Steven Soderbergh’s Ocean’s Twelve is a starfucking circle-jerk orgy that doesn’t even have the common decency to get you off. It’s the equivalent of late-night softcore pornography on a Cinemax sister channel, the kind of soul-deadening tripe that hypnotizes with its insignificantly decadent surface, generating the illusion of enjoyment. At least Cinemax deigns to show you breasts and ass; all Ocean’s Twelve has going for it is an, um, ocean of celebrities making googly eyes to themselves and at each other: there’s so much mugging in this film that I kept checking my pockets to see if my wallet was missing.

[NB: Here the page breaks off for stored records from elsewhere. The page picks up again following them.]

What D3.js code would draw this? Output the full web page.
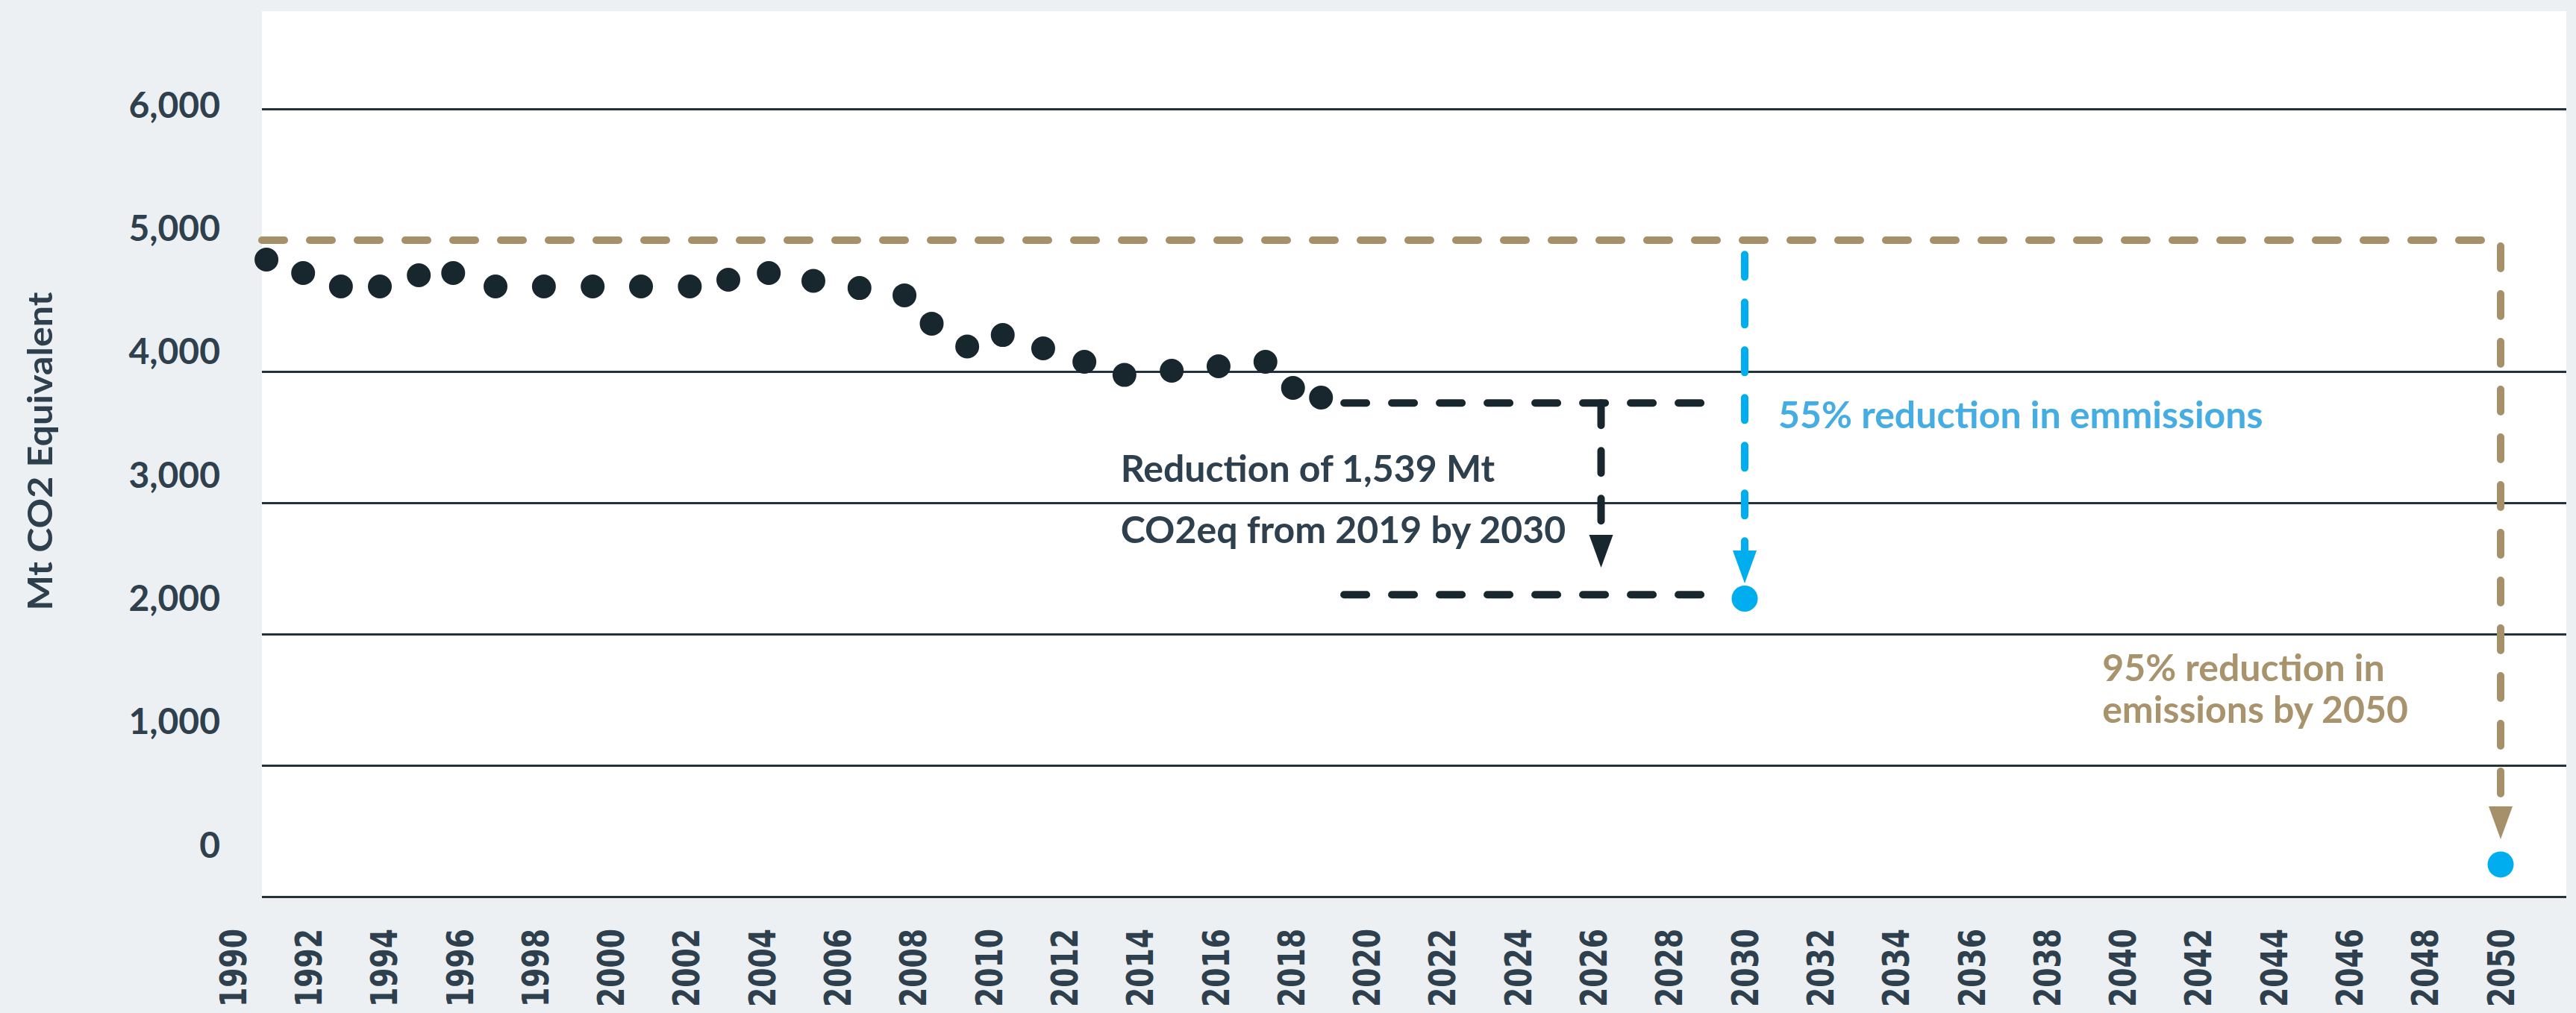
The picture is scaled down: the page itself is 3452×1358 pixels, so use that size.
<!DOCTYPE html>
<html>
<head>
<meta charset="utf-8">
<script src="https://cdn.jsdelivr.net/npm/d3@7"></script>
<style>
  body { margin: 0; background: #edf0f3; }
  svg { display: block; }
</style>
</head>
<body>
<div id="chart"></div>
<script>
// emissions (years are where the dots sit)
const years = [1990.89, 1991.86, 1992.86, 1993.89, 1994.92, 1995.83, 1996.95, 1998.23, 1999.52,
  2000.80, 2002.09, 2003.11, 2004.18, 2005.36, 2006.58, 2007.77, 2008.49, 2009.43, 2010.37,
  2011.44, 2012.53, 2013.59, 2014.84, 2016.08, 2017.32, 2018.05, 2018.79];
const emissions = [4852, 4750, 4648, 4648, 4733, 4750, 4648, 4648, 4648,
  4648, 4648, 4699, 4750, 4690, 4636, 4580, 4364, 4190, 4278,
  4176, 4074, 3974, 4006, 4040, 4074, 3875, 3801];

// targets
const targetYears = [2030, 2050];
const targetValues = [2270, 245];

// dashed guide lines [year, value]
const baselinePath = [[1990.77, 5000], [2050, 5000], [2050, 437]];
const target2030Path = [[2030, 4890], [2030, 2386]];
const level2019Path = [[2019.4, 3760], [2029.4, 3760]];
const level2030Path = [[2019.4, 2300], [2029.4, 2300]];
const dropPath = [[2026.2, 3760], [2026.2, 2506]];

// ticks
const yTicks = [0, 1000, 2000, 3000, 4000, 5000, 6000];
const gridValues = [6000, 4000, 3000, 2000, 1000, 0];
const xTicks = [1990, 1992, 1994, 1996, 1998, 2000, 2002, 2004, 2006, 2008, 2010,
  2012, 2014, 2016, 2018, 2020, 2022, 2024, 2026, 2028, 2030,
  2032, 2034, 2036, 2038, 2040, 2042, 2044, 2046, 2048, 2050];

// annotations: [text, year, value]
const blackNotes = [["Reduction of 1,539 Mt", 2013.49, 3159], ["CO2eq from 2019 by 2030", 2013.49, 2693]];
const blueNotes = [["55% reduction in emmissions", 2030.89, 3568]];
const tanNotes = [["95% reduction in", 2039.46, 1642], ["emissions by 2050", 2039.46, 1324]];

const width = 3452, height = 1358;
const plot = {left: 351, right: 3439, top: 15, bottom: 1202};

const colDark = "#18262e", colText = "#2e404d", colTan = "#a69069",
      colBlue = "#00aeef", colBlueText = "#45ade2", colTanText = "#a8936d";
const font = "Lato, 'Noto Sans', sans-serif";

const svg = d3.select("#chart").append("svg")
    .attr("width", width)
    .attr("height", height);

// schalen
const x = d3.scaleLinear().domain([1990, 2050]).range([312, 3351]);
const y = d3.scaleLinear().domain([0, 6000]).range([plot.bottom, 146]);
const yLabel = d3.scaleLinear().domain([0, 6000]).range([1132, 140]);

// white plot area
svg.append("rect")
    .attr("x", plot.left).attr("y", plot.top)
    .attr("width", plot.right - plot.left)
    .attr("height", plot.bottom - plot.top)
    .attr("fill", "#ffffff");

// gridlines
svg.append("g")
    .attr("transform", "translate(" + plot.left + ",0)")
    .call(d3.axisLeft(y).tickValues(gridValues).tickSize(-(plot.right - plot.left)).tickFormat(""))
    .call(g => g.select(".domain").remove())
    .call(g => g.selectAll("line").attr("stroke", "#24323c").attr("stroke-width", 3));

// y labels
svg.append("g")
    .attr("transform", "translate(295,0)")
    .call(d3.axisLeft(yLabel).tickValues(yTicks).tickSize(0).tickPadding(0).tickFormat(d3.format(",")))
    .call(g => g.select(".domain").remove())
    .call(g => g.selectAll("text")
        .attr("dy", "0.36em")
        .attr("fill", colText)
        .style("font-family", font)
        .style("font-weight", "700")
        .style("font-size", "48px"));

// y title
svg.append("text")
    .attr("transform", "translate(70,605) rotate(-90)")
    .attr("text-anchor", "middle")
    .attr("textLength", 427)
    .attr("lengthAdjust", "spacingAndGlyphs")
    .attr("fill", colText)
    .style("font-family", font)
    .style("font-weight", "700")
    .style("font-size", "46px")
    .text("Mt CO2 Equivalent");

// x labels, rotated
svg.append("g").selectAll("text")
  .data(xTicks)
  .join("text")
    .attr("transform", d => "translate(" + x(d) + ",1350) rotate(-90)")
    .attr("dy", "0.36em")
    .attr("textLength", 105)
    .attr("lengthAdjust", "spacingAndGlyphs")
    .attr("fill", colText)
    .style("font-family", "'DejaVu Sans', sans-serif")
    .style("font-weight", "700")
    .style("font-size", "49px")
    .text(d => d);

// dashed line with optional arrow head at the end
const arrowLen = 44, arrowHalf = 16;
function dashed(points, color, arrow) {
  const px = points.map(p => [x(p[0]), y(p[1])]);
  if (arrow) {
    const n = px.length;
    const [x1, y1] = px[n - 2], [x2, y2] = px[n - 1];
    const len = Math.hypot(x2 - x1, y2 - y1);
    const ux = (x2 - x1) / len, uy = (y2 - y1) / len;
    const bx = x2 - ux * arrowLen, by = y2 - uy * arrowLen;
    px[n - 1] = [bx, by];
    svg.append("path")
        .attr("d", d3.line()([[x2, y2], [bx - uy * arrowHalf, by + ux * arrowHalf], [bx + uy * arrowHalf, by - ux * arrowHalf]]) + "Z")
        .attr("fill", color);
  }
  svg.append("path")
      .attr("d", d3.line()(px))
      .attr("fill", "none")
      .attr("stroke", color)
      .attr("stroke-width", 10)
      .attr("stroke-linecap", "round")
      .attr("stroke-dasharray", "30 34");
}

dashed(baselinePath, colTan, true);
dashed(target2030Path, colBlue, true);
dashed(level2019Path, colDark, false);
dashed(level2030Path, colDark, false);
dashed(dropPath, colDark, true);

// historic emissions
svg.append("g").selectAll("circle")
  .data(years)
  .join("circle")
    .attr("cx", d => x(d))
    .attr("cy", (d, i) => y(emissions[i]))
    .attr("r", 16)
    .attr("fill", colDark);

// targets
svg.append("g").selectAll("circle")
  .data(targetYears)
  .join("circle")
    .attr("cx", d => x(d))
    .attr("cy", (d, i) => y(targetValues[i]))
    .attr("r", 17.5)
    .attr("fill", colBlue);

// annotations
function notes(list, color) {
  svg.append("g").selectAll("text")
    .data(list)
    .join("text")
      .attr("x", d => x(d[1]))
      .attr("y", d => y(d[2]))
      .attr("fill", color)
      .style("font-family", font)
      .style("font-weight", "700")
      .style("font-size", "50px")
      .text(d => d[0]);
}
notes(blackNotes, colText);
notes(blueNotes, colBlueText);
notes(tanNotes, colTanText);
</script>
</body>
</html>
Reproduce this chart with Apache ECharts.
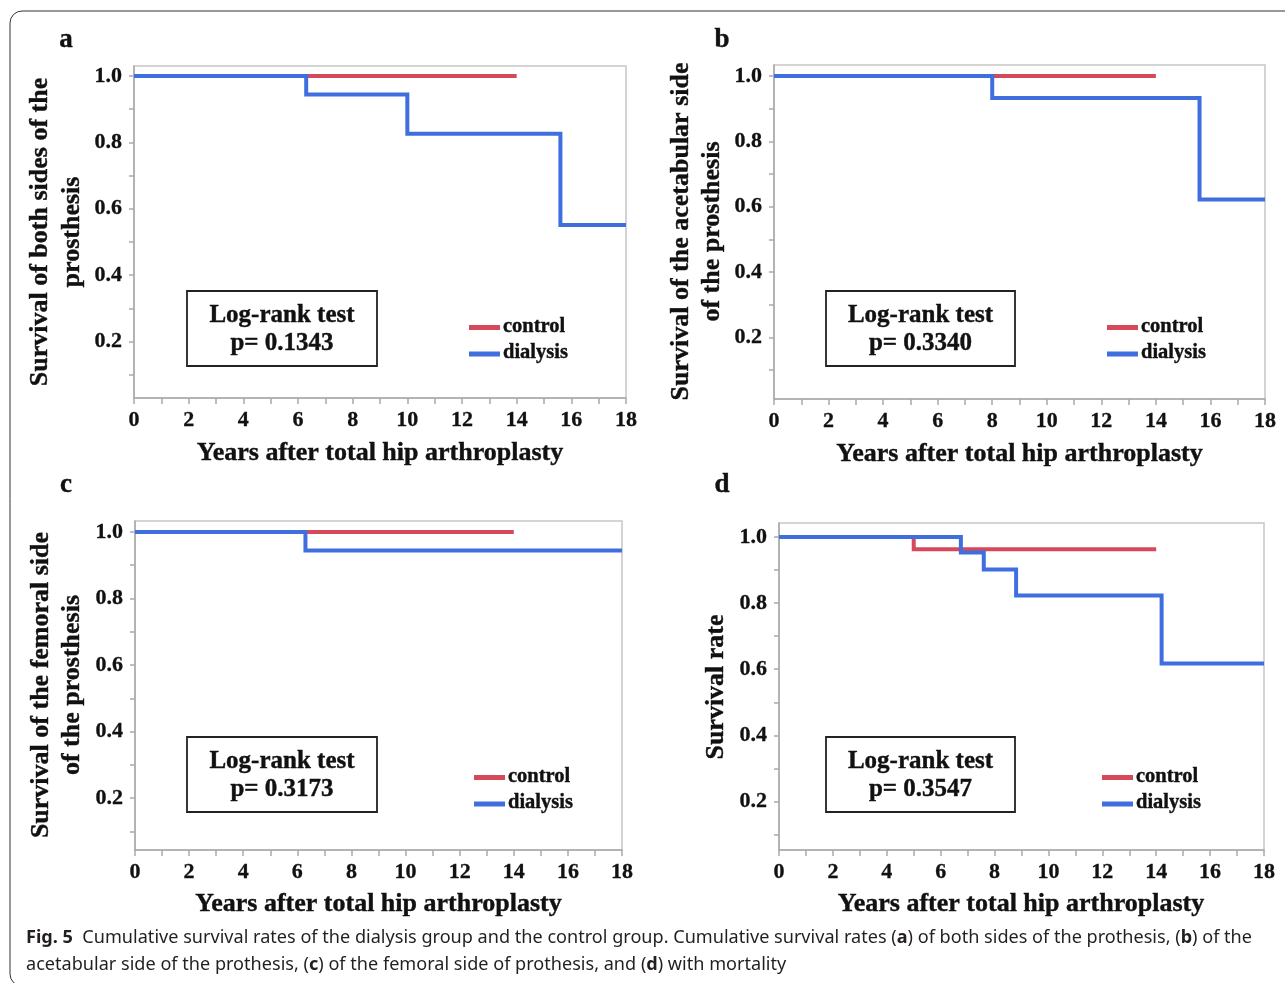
<!DOCTYPE html>
<html>
<head>
<meta charset="utf-8">
<script src="https://cdn.jsdelivr.net/npm/echarts@6/dist/echarts.min.js"></script>
<style>
html,body{margin:0;padding:0;background:#fff;}
#chart{width:1285px;height:983px;}
</style>
</head>
<body>
<div id="chart"></div>
<script>
// ---------------- DATA ----------------
const xTickLabels = [0, 2, 4, 6, 8, 10, 12, 14, 16, 18];
const xTickMarks = [0,1,2,3,4,5,6,7,8,9,10,11,12,13,14,15,16,17,18];
const yTickLabels = [0.2, 0.4, 0.6, 0.8, 1.0];
const yTickMarks = [0.1,0.2,0.3,0.4,0.5,0.6,0.7,0.8,0.9,1.0];

const seriesNames = ['control', 'dialysis'];
const panelLetters = ['a', 'b', 'c', 'd'];
const pValues = ['0.1343', '0.3340', '0.3173', '0.3547'];

const aControl  = [[0, 1], [14, 1]];
const aDialysis = [[0, 1], [6.3, 0.944], [10.0, 0.826], [15.6, 0.551], [18, 0.551]];
const bControl  = [[0, 1], [14, 1]];
const bDialysis = [[0, 1], [8.0, 0.933], [15.6, 0.622], [18, 0.622]];
const cControl  = [[0, 1], [14, 1]];
const cDialysis = [[0, 1], [6.3, 0.944], [18, 0.944]];
const dControl  = [[0, 1], [5.0, 0.963], [14, 0.963]];
const dDialysis = [[0, 1], [6.75, 0.953], [7.6, 0.902], [8.8, 0.823], [14.2, 0.617], [18, 0.617]];

const yTitles = [
  ['Survival of both sides of the', 'prosthesis'],
  ['Survival of the acetabular side', 'of the prosthesis'],
  ['Survival of the femoral side', 'of the prosthesis'],
  ['Survival rate']
];
const xTitle = 'Years after total hip arthroplasty';

const captionLine1 = [
  ['Fig. 5', true],
  ['  Cumulative survival rates of the dialysis group and the control group. Cumulative survival rates (', false],
  ['a', true], [') of both sides of the prothesis, (', false], ['b', true], [') of the', false]
];
const captionLine2 = [
  ['acetabular side of the prothesis, (', false], ['c', true], [') of the femoral side of prothesis, and (', false],
  ['d', true], [') with mortality', false]
];

// ---------------- LAYOUT / STYLE ----------------
const RED = '#d5495b', BLUE = '#3f6fdf';
const SERIF = '"Liberation Serif", "Times New Roman", serif';
const INK = '#111';
const layout = [
  { grid: {left: 134, top: 66, width: 492, height: 332}, yr: [0.03, 1.03],
    letter: [66, 40], yT: [[40.5, 232], [72, 232]], xT: [380, 453.5],
    box: [187, 291, 190, 75], leg: [469, 327.5, 354] },
  { grid: {left: 774, top: 65, width: 491, height: 334}, yr: [0.012, 1.0337],
    letter: [722, 40], yT: [[681, 231.5], [712, 231.5]], xT: [1019.5, 454],
    box: [826, 291, 189, 75], leg: [1107, 327.5, 354] },
  { grid: {left: 135, top: 521, width: 487, height: 329}, yr: [0.044, 1.033],
    letter: [66, 485], yT: [[41, 685], [72, 685]], xT: [378.5, 904.5],
    box: [187, 737, 190, 75], leg: [474, 777.5, 804] },
  { grid: {left: 779, top: 523, width: 485, height: 327}, yr: [0.053, 1.0424],
    letter: [722, 485], yT: [[716, 687]], xT: [1021, 904],
    box: [826, 737, 189, 75], leg: [1102, 777.5, 804] }
];
const panelData = [[aControl, aDialysis], [bControl, bDialysis], [cControl, cDialysis], [dControl, dDialysis]];

const chart = echarts.init(document.getElementById('chart'), null, {renderer: 'canvas'});

const grids = [], xAxes = [], yAxes = [], series = [], graphic = [];
const tickStyle = {fontFamily: SERIF, fontWeight: 'bold', fontSize: 22, color: INK, textBorderColor: INK, textBorderWidth: 0.3};

function serifText(x, y, text, size, extra) {
  return Object.assign({type: 'text', x: x, y: y,
    style: {text: text, fontFamily: SERIF, fontWeight: 'bold', fontSize: size, fill: INK,
      stroke: INK, lineWidth: 0.4, textAlign: 'center', textVerticalAlign: 'middle'}}, extra || {});
}

layout.forEach((L, i) => {
  grids.push(Object.assign({show: true, borderColor: '#c6c6c6', borderWidth: 1.5, backgroundColor: '#fff', outerBoundsMode: 'none', containLabel: false}, L.grid));
  xAxes.push({
    type: 'value', gridIndex: i, min: 0, max: 18,
    axisLine: {show: true, onZero: false, lineStyle: {color: '#a9a9a9', width: 1.5}},
    axisTick: {show: true, length: 6, customValues: xTickMarks, lineStyle: {color: '#a9a9a9', width: 1.5}},
    axisLabel: Object.assign({customValues: xTickLabels, margin: 11, showMinLabel: true, showMaxLabel: true}, tickStyle),
    splitLine: {show: false}
  });
  yAxes.push({
    type: 'value', gridIndex: i, min: L.yr[0], max: L.yr[1],
    axisLine: {show: true, onZero: false, lineStyle: {color: '#a9a9a9', width: 1.5}},
    axisTick: {show: true, length: 5, customValues: yTickMarks, lineStyle: {color: '#a9a9a9', width: 1.5}},
    axisLabel: Object.assign({customValues: yTickLabels, margin: 12, formatter: v => Number(v).toFixed(1)}, tickStyle),
    splitLine: {show: false}
  });
  panelData[i].forEach((d, k) => {
    series.push({
      name: seriesNames[k], type: 'line', xAxisIndex: i, yAxisIndex: i, data: d, step: 'end',
      showSymbol: false, symbol: 'none', lineStyle: {color: k === 0 ? RED : BLUE, width: 4, cap: 'butt', join: 'miter'},
      z: 2 + k, silent: true
    });
  });

  graphic.push(serifText(L.letter[0], L.letter[1], panelLetters[i], 27));
  yTitles[i].forEach((t, j) => {
    graphic.push(serifText(L.yT[j][0], L.yT[j][1], t, 26, {rotation: Math.PI / 2}));
  });
  graphic.push(serifText(L.xT[0], L.xT[1], xTitle, 26));

  const b = L.box;
  graphic.push({type: 'rect', shape: {x: b[0], y: b[1], width: b[2], height: b[3]},
    style: {fill: 'transparent', stroke: '#222', lineWidth: 1.8}, z: 10});
  graphic.push(serifText(b[0] + b[2] / 2, b[1] + 24.5, 'Log-rank test', 25, {z: 10}));
  graphic.push(serifText(b[0] + b[2] / 2, b[1] + 53, 'p= ' + pValues[i], 25, {z: 10}));

  const g = L.leg;
  [RED, BLUE].forEach((c, k) => {
    const yy = g[1 + k];
    graphic.push({type: 'line', shape: {x1: g[0], y1: yy, x2: g[0] + 31, y2: yy}, style: {stroke: c, lineWidth: 5}, z: 10});
    const t = serifText(g[0] + 34, yy - 1, seriesNames[k], 20.5, {z: 10});
    t.style.textAlign = 'left';
    graphic.push(t);
  });
});

// caption
const CAP_FONT = '"Noto Sans", "Open Sans", sans-serif';
const CAP_SIZE = 18;
const ctx = document.createElement('canvas').getContext('2d');
function segWidth(segs) {
  let w = 0;
  segs.forEach(s => { ctx.font = (s[1] ? 'bold ' : '') + CAP_SIZE + 'px ' + CAP_FONT; w += ctx.measureText(s[0]).width; });
  return w;
}
function richText(segs) {
  return segs.map(s => s[1] ? '{b|' + s[0] + '}' : '{n|' + s[0] + '}').join('');
}
const capScale = 1226 / segWidth(captionLine1);
const rich = {
  n: {fontFamily: CAP_FONT, fontSize: CAP_SIZE, fontWeight: 'normal', fill: '#231f20'},
  b: {fontFamily: CAP_FONT, fontSize: CAP_SIZE, fontWeight: 'bold', fill: '#231f20'}
};
[[captionLine1, 938], [captionLine2, 964.5]].forEach(([segs, y]) => {
  graphic.push({type: 'text', x: 26, y: y, scaleX: capScale,
    style: {text: richText(segs), rich: rich, fontFamily: CAP_FONT, fontSize: CAP_SIZE, fill: '#231f20', textAlign: 'left', textVerticalAlign: 'middle'}});
});

// outer frame
graphic.push({type: 'rect', shape: {x: 10, y: 11, width: 1300, height: 975, r: 12},
  style: {fill: 'transparent', stroke: '#333', lineWidth: 1}, z: 20, silent: true});

chart.setOption({
  animation: false,
  backgroundColor: '#fff',
  grid: grids, xAxis: xAxes, yAxis: yAxes, series: series, graphic: graphic
});
</script>
</body>
</html>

An extended prologue—the inept structure of which prefigures an endless series of time-jumbled and suspenseless heist sequences—reintroduces all the characters from Ocean’s Eleven, and it’s telling that not a single one makes a lasting impression. The admittedly to-die-for cast is watered down to the level of interchangeable Barbie dolls and the film reaches its simultaneous height and nadir of wit when Julia Roberts’s character Tess passes herself off as…wait for it…Julia Roberts! Indeed, Ocean’s Twelve exists for no other reason than to cater to each viewer’s celebrity recognition factor. (“Ooo look, it’s Brad Pitt! Boy he’s gotten older since Troy.”) It’s exactly the sort of thing Quentin Tarantino gets accused of doing, but there’s a passion and thematic focus to his work (particularly evident in the two Kill Bill films) that’s all but missing from Ocean’s Twelve, which marks yet another turn in the downward career spiral of Steven Soderbergh.
Soderbergh used to be a great director (The Limey is one of the finest films ever made about the illusory qualities of memory), but he’s significantly lowered his standards since the one-two awards-baiting punch of Erin Brockovich and Traffic. Content, in his own words, to be the next John Huston (where’s James Agee when you need him?) Soderbergh’s work has become increasingly bland and anonymous, surprising considering he also operates, under the pseudonym Peter Andrews, as his own cameraman. Film is an increasingly specialized (some would say dying) art, and one would think Soderbergh’s immersion in the production process would yield untold dividends. Instead, we get films like Solaris and the two Ocean’s movies—corrupt Hollywood products tarted up by their super-handheld-hits-of-the-’70s aesthetic and disguised as pinnacles of cinematic form. After two-plus hours of such poseur bullshit (what my viewing companion likened to the “cool” kids at summer camp performing amateur theater skits on Talent Day) one can’t help but feel like that great icon of ’70s cinema Travis Bickle, praying for a cleansing deluge—an ocean, if you will—to quickly wash Ocean’s Twelve and its ilk off of our screens and out of our minds.